How and Why Toilets Leak
A toilet flapper makes a watertight seal on top of the flush valve opening. The flush valve is the opening at the bottom of the tank through which water leaves the tank and enters the bowl during flushing.
A flexible chain called a lift chain is used to connect the toilet flapper to the flush lever arm. To flush the toilet, you pull the flush lever down, and as a result, the lift chain gains some tension, lifting the flapper off the flush valve.
When you release the handle, the flapper falls back in position, creating a seal that stops water from leaving the tank, allowing it to refill.
With time, the toilet flapper (being made of rubber) will warp/bend and, as a result, will stop sealing properly around the flush valve.

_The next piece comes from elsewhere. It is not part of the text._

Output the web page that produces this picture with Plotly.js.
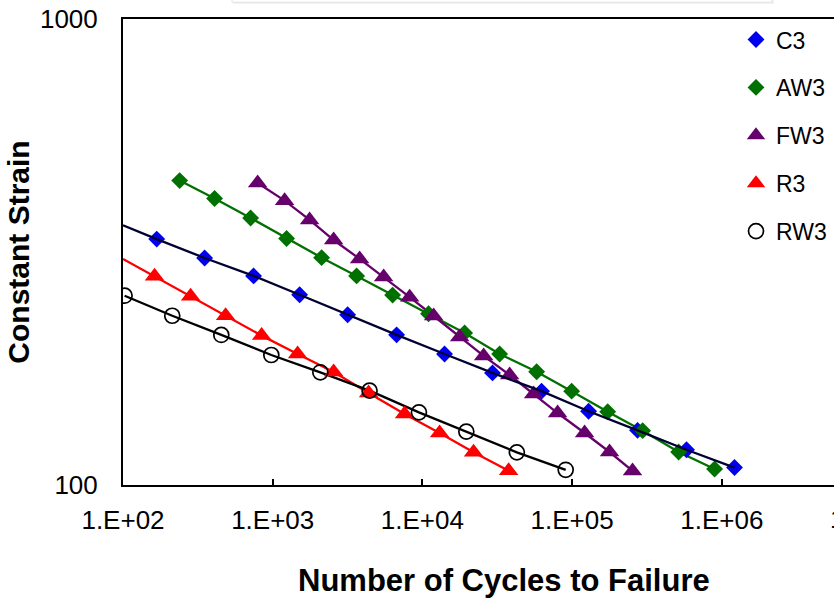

Minerals deposits (especially calcium) and other debris can get trapped underneath the flapper, restricting it from sealing properly.
On rare occasions, the lift chain can get hooked/entangled with other parts inside the toilet tank, slightly lifting the flapper off the flush valve. This can also cause the toilet to leak from the tank to the bowl.
If you have a new toilet or just replaced the toilet flapped, but still your toilet is leaking, the lift chain could be too tight. Ideally, the lift chain should have a ½-inch slack. Not too loose and not too tight.
How to Test if Your Toilet is Leaking
There are 3 methods I use to test if a toilet is leaking from the tank to the bowl. Let us go through each one of them:
1. Use Food Color
- Start by lifting off the toilet tank lid and placing it away in a safe place where it cannot fall off and crack/break.
- Add a few drops of food coloring into the toilet tank. Just enough to change the color of the water.
- Wait for about 30 minutes to 1 hour without flushing the toilet.
You have a leaking toilet if the food color appears inside the toilet bowl. On the other hand, if nothing happens, your toilet is not leaking.
For a toilet that is leaking between the tank and the bowl, that is where the food color will appear.
2. Use a Piece of Toilet Paper
- Cut about ten toilet paper sheets and fold them into a roll.
- Use a dry piece of cloth (or just toilet paper) to wipe dry the inside of the bowl, especially around the rim of the bowl.
- Place and hold the toilet paper roll on the rim of the toilet bowl for about 10 minutes. You need strong knees for this, but you can bring a chair to your bathroom if you don’t feel like squatting.
If, after 10 minutes, the toilet paper roll is soaked with water, you indeed have a leaking toilet.
3. Drain the Toilet Bowl
As you already know, some water is always at the bottom of the toilet bowl. This water acts as a barrier, preventing sewer gases from entering the toilet drain.
For this test, you need to completely drain the bowl; hopefully, no gases will come up. You can open all the bathroom windows and start the fan if you have one.
- Use a toilet plunger to force as much water as possible down the drainpipe.
- Wear nylon gloves and soak up the remaining water using a sponge or cloth until the bowl is empty.
- Wait for about 30 minutes.
If the toilet leaks, water will start accumulating at the bottom of the bowl (thanks to the shape of the toilet’s P-trap). If this happens with your toilet, you, without a doubt, have a leaking toilet.
How to Fix a Leaking Toilet
- Shut off the water to the toilet. The shut-off valve is on the wall behind the toilet. Turn it clockwise.
- Flush the toilet and hold the lever down to remove as much water as possible from the tank.
- Remove the toilet tank lid and place it away.
- Disconnect the lift chain from the flush lever arm and drop it inside the tank.
- The flapper is connected to the two pegs on the flush valve. Unhook it and remove it from the tank.
- Inspect its condition. Is it dirty, warped, or just too old and worn out?
- If it is dirty, clean it in a nearby sink until all the debris is removed.
- Connect it back and hook up the lift chain to the flush lever arm
- Turn on the water and repeat the leaking test.
- If the leaking stops, put back the lid and enjoy your toilet.
- On the other hand, if the leaking persists, you will need to replace the flapper.
- Replace the flapper if the old one is warped.
Toilet flappers vary in size. You can have a 2/3/4-inch toilet flapper, depending on the size of your toilet’s flush valve. If you are unsure which size to buy, take your old flapper to a home improvement store and buy an exact one.
To replace a toilet flapper, you will only need to remove the old one and hook up the new one. Do not forget to clean the top of the flush valve where the valve sits.
Dual-flush toilets are a little different. They use a flush valve seal instead of the usual toilet flapper. I have written a detailed guide on how to fix a leaking/running dual flush toilet. Read it here.
And basically, that is how to test and fix a leaking toilet.